>> Start Data
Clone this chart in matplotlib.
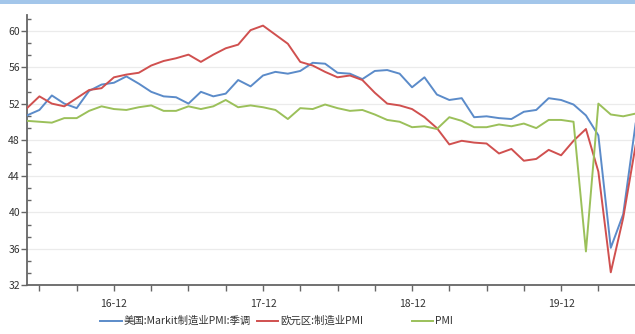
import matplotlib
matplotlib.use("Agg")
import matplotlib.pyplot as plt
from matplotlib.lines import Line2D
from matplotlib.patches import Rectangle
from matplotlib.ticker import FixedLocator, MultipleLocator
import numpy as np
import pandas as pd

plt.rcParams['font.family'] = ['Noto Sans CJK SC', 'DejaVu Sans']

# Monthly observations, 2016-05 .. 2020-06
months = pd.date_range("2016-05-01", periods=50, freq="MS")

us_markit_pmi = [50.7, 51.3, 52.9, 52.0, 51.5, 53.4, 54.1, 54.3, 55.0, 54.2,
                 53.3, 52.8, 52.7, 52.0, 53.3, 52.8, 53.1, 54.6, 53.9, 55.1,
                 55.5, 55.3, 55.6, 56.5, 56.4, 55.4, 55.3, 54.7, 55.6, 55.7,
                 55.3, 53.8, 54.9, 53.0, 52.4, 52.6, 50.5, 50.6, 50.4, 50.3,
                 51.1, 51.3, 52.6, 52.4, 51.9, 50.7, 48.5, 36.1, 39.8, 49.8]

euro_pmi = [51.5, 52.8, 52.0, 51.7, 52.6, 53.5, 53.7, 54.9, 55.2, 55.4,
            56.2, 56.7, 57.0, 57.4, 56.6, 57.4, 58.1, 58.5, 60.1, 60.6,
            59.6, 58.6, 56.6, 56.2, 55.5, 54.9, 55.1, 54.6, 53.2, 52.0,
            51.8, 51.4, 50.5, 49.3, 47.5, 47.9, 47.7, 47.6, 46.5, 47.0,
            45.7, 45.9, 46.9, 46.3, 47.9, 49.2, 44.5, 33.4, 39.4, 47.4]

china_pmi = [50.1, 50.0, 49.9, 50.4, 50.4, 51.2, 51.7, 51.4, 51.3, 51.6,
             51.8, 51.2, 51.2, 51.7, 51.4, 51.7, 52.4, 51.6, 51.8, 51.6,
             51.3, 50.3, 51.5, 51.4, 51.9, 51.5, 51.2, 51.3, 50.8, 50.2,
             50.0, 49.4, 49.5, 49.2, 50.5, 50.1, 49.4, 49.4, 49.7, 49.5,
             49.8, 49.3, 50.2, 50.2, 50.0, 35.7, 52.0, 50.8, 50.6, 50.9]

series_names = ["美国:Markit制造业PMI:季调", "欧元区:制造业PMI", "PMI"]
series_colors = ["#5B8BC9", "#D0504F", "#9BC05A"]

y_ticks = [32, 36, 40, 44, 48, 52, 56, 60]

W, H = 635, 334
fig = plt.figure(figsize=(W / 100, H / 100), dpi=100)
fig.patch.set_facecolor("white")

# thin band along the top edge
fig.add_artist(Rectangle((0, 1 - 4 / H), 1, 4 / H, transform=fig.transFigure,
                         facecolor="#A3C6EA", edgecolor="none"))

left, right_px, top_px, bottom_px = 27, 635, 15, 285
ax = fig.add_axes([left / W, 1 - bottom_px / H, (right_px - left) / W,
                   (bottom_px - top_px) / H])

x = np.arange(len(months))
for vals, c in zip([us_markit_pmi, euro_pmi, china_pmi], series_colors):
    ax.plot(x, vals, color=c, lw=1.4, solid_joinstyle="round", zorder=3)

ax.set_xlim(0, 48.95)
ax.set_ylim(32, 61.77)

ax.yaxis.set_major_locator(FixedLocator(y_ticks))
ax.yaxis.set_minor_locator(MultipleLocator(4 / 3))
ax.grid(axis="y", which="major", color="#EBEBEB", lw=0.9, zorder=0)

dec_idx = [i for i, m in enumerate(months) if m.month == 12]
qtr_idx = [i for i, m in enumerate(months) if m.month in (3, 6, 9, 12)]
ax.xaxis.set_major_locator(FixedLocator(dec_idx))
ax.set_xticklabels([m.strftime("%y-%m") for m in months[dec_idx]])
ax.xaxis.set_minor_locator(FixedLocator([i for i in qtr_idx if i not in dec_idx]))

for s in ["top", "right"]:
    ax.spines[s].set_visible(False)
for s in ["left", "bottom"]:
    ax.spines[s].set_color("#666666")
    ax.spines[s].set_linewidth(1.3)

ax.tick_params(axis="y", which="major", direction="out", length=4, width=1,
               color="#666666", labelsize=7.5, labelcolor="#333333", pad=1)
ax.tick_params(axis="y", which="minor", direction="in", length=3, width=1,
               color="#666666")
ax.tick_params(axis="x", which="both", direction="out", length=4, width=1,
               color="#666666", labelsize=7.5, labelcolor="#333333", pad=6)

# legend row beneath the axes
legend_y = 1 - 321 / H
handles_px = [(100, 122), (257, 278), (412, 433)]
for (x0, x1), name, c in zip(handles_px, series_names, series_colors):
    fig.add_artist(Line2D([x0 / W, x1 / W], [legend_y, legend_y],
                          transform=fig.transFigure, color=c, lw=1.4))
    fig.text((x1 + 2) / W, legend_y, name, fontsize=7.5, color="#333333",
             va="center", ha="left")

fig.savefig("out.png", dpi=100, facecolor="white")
>> End Data
▶ **Stated exercise**:
Leave out any pictures and return exactly the lines from the beginning of the data through the line with "51.1, 51.3, 52.6, 52.4, 51.9, 50.7, 48.5, 36.1, 39.8, 49.8]", inclusive.

▶ **The completed task**:
Clone this chart in matplotlib.
import matplotlib
matplotlib.use("Agg")
import matplotlib.pyplot as plt
from matplotlib.lines import Line2D
from matplotlib.patches import Rectangle
from matplotlib.ticker import FixedLocator, MultipleLocator
import numpy as np
import pandas as pd

plt.rcParams['font.family'] = ['Noto Sans CJK SC', 'DejaVu Sans']

# Monthly observations, 2016-05 .. 2020-06
months = pd.date_range("2016-05-01", periods=50, freq="MS")

us_markit_pmi = [50.7, 51.3, 52.9, 52.0, 51.5, 53.4, 54.1, 54.3, 55.0, 54.2,
                 53.3, 52.8, 52.7, 52.0, 53.3, 52.8, 53.1, 54.6, 53.9, 55.1,
                 55.5, 55.3, 55.6, 56.5, 56.4, 55.4, 55.3, 54.7, 55.6, 55.7,
                 55.3, 53.8, 54.9, 53.0, 52.4, 52.6, 50.5, 50.6, 50.4, 50.3,
                 51.1, 51.3, 52.6, 52.4, 51.9, 50.7, 48.5, 36.1, 39.8, 49.8]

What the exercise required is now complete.